Ed Wnorowski, executive director of the Society of St. Vincent de Paul, surveyed the nearly empty shelves of the charity’s food pantry late last week. The charity and others that provide food assistance likely will see an increase in need when summer begins. (Record Photo by Marnie McAllister)

By MARNIE McALLISTER
Record Assistant Editor

When school ends for the summer break in less than a month, some 50,000 children in Jefferson County who rely on free or reduced-price lunches will lose the benefit of those reliable meals.

Charities that help to feed some of these children and their families are preparing for a busy summer season.

The Society of St. Vincent de Paul could begin the season with little or no stock unless donations increase soon. The charity announced that its shelves were “looking bare” — and empty of vegetables — in the middle of last week. An urgent call for help was issued on Facebook and Twitter.

Shively Area Ministries — a charity supported by local churches, including several Catholic parishes — is planning a food drive this month to help meet the increased needs brought on by the summer season.

“It’s a surprise to many people that requests for food assistance are higher in the summertime,” said Dare to Care spokesperson Stan Siegwald during a phone interview Monday.  The Society of St. Vincent de Paul and Shively Area Ministries are among the organizations that distribute food from Dare to Care.

“It’s because kids are out of school,” he said. “When you consider there are 50,000 children in Jefferson County on free or reduced lunch, that’s 50,000 lunches a day. We are missing a minimum of a quarter of a million meals a week in the summertime and that’s just Jefferson County alone.”

Those numbers, he added, don’t take into account those children who eat breakfast for free or at a reduced price.

Siegwald said requests for help have risen and continue to rise among those who seek help from Dare to Care and its partners.

“The need for food assistance has risen 67 percent in the past four years,” he noted. “The need for food among people has gone from one in eight to one in six. That’s nearly 200,000 people who have been in food hardship and sought assistance from one of Dare to Care’s partners.

“It’s everywhere,” he added. “It’s in every single neighborhood in our community.”

A survey released in late April by the organization Feeding America (Dare to Care is a member of the organization’s network) showed that about 17 percent of Kentuckians are at risk for hunger.

That’s more than 700,000 people in the state who are considered “food insecure,” meaning they don’t know with regularity where they will eat their next meal and sometimes must choose between paying a bill and buying food, according to the study. Called Map the Meal Gap, the study lists data by state, county and congressional district. It’s available online at the website feedingamerica.org.

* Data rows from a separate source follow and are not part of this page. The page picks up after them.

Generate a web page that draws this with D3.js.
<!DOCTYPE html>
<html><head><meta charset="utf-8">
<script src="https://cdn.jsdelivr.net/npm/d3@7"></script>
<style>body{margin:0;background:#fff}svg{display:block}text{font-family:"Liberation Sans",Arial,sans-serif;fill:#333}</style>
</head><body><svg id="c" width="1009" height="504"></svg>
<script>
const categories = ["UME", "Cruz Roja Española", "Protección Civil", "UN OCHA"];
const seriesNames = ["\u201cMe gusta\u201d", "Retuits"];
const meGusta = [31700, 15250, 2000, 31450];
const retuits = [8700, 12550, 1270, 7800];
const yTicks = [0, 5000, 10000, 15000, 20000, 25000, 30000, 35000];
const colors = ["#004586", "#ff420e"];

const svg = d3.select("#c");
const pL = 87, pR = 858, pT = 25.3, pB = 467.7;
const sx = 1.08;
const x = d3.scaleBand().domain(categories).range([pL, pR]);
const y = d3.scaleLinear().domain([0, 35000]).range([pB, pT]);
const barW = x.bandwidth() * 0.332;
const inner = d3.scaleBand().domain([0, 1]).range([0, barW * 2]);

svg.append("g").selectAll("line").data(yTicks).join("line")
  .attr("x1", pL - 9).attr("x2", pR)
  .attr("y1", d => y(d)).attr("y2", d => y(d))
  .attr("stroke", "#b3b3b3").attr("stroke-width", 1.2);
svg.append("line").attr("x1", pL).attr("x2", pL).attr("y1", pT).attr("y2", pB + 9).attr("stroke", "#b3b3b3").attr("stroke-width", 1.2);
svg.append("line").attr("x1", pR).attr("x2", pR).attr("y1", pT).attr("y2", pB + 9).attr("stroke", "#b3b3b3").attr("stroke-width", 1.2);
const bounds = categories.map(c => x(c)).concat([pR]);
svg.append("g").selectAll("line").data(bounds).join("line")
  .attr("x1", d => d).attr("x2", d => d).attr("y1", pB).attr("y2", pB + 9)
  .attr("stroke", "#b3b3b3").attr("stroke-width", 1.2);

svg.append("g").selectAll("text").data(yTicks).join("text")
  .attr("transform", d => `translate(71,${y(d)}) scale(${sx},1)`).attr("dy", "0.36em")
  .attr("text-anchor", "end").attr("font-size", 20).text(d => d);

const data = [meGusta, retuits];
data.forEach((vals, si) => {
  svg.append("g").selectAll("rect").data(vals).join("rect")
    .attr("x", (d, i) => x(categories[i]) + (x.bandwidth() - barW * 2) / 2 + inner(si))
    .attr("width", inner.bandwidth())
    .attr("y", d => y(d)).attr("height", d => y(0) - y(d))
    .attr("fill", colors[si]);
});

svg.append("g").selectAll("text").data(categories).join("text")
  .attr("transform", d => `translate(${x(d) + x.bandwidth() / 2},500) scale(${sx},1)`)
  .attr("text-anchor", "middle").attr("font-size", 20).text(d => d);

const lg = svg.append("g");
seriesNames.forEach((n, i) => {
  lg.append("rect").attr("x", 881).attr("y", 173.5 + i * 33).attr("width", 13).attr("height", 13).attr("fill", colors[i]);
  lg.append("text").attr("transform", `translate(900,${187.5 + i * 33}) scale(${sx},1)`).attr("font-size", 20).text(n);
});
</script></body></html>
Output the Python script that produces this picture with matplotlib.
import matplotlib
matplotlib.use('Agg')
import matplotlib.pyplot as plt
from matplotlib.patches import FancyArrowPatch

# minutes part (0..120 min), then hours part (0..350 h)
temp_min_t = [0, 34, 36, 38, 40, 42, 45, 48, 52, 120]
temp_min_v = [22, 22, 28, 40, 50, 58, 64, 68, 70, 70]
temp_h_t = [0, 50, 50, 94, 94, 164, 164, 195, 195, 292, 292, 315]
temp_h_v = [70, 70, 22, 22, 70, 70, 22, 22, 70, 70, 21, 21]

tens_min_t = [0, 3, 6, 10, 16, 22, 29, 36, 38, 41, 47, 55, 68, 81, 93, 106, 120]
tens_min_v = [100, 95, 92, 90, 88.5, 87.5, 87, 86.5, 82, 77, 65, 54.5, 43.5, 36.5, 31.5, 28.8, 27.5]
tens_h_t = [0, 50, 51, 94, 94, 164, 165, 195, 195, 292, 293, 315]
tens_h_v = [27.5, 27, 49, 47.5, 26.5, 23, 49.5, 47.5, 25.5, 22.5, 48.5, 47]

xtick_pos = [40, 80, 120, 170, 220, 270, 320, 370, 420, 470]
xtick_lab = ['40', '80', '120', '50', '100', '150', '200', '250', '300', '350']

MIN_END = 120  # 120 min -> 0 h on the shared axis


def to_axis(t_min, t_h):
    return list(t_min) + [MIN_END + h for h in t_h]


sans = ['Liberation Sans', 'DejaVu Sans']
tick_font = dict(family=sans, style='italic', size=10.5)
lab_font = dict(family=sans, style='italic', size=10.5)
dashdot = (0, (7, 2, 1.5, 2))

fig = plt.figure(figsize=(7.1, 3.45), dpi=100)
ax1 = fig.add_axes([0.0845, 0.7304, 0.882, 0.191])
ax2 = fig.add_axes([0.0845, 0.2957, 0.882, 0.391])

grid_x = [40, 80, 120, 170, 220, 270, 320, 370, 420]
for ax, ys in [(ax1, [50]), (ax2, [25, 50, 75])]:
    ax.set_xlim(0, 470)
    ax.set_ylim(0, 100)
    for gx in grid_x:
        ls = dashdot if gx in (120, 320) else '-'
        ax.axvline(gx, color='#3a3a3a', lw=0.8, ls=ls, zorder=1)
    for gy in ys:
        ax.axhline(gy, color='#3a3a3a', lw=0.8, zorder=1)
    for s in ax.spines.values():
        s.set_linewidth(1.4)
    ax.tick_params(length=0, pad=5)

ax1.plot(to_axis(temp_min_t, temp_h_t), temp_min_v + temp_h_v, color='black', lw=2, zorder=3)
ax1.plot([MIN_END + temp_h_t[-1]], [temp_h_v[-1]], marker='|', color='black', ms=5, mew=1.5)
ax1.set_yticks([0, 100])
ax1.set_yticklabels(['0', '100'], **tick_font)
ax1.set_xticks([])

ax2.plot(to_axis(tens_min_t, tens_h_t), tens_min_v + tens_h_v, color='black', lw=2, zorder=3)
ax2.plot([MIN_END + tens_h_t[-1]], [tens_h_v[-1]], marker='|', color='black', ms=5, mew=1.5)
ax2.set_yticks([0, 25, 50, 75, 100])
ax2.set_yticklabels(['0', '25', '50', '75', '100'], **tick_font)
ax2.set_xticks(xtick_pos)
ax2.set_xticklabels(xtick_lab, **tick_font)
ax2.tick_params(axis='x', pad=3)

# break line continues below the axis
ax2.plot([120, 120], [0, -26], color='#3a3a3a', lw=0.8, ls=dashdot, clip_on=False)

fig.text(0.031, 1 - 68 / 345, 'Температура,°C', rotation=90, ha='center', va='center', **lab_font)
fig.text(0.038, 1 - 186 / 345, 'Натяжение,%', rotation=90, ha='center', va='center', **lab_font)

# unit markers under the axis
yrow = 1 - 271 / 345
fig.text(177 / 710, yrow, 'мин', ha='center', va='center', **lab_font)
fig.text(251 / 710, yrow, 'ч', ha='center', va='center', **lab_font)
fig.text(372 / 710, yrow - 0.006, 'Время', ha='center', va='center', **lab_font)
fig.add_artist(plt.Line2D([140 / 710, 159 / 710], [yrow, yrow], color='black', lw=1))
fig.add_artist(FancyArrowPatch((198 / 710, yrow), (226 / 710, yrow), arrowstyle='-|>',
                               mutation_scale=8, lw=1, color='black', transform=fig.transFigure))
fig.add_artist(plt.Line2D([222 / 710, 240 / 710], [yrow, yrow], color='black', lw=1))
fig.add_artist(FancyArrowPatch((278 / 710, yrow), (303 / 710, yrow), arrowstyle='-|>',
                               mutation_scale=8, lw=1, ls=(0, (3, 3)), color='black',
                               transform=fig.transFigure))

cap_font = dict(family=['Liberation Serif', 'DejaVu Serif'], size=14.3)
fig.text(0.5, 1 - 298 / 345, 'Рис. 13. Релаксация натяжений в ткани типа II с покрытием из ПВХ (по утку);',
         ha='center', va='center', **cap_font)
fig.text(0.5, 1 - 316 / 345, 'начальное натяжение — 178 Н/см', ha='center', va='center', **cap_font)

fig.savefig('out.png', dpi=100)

Ed Wnorowski, executive director of the Society of St. Vincent de Paul, said the need for food among people enrolled in its programs and who seek meals at its Open Hand Kitchen is exceeding donations.

“Donations have been pretty consistent,” he noted during an interview last Friday. “But this recession has been protracted.”

The Society’s food pantry on its main campus is used to assist the families and individuals who participate in one of the campus’ programs. In addition, the charity operates a kitchen that served more than 9,000 lunches last month alone.

Early in the recession, in fiscal year 2008-2009, the kitchen served about 85,000 meals. The next year, it served 94,000. The agency projects to show an eight percent rise this year.
“We’re on track to serve 100,000 to 105,000 meals,” said Wnorowski.

In addition to the society’s main campus, the charity also has conferences run by volunteers in parishes around the Archdiocese of Louisville.

Blessed Teresa of Calcutta Church in Fairdale distributes food from Dare to Care and other donations several times a month. That conference is doing well right now, thanks to a Lenten collection.
St. Agnes Church’s conference runs a food pantry, too, though stocks currently are low.

Steve Edelen, a volunteer at St. Agnes’ conference, said, “It seems like it goes in cycles. We get loaded up and then we get a lot of people with need and respond to them. Sooner or later, we wind up getting replenished.

“We’re running a little bit low right now, but somehow God provides,” he added.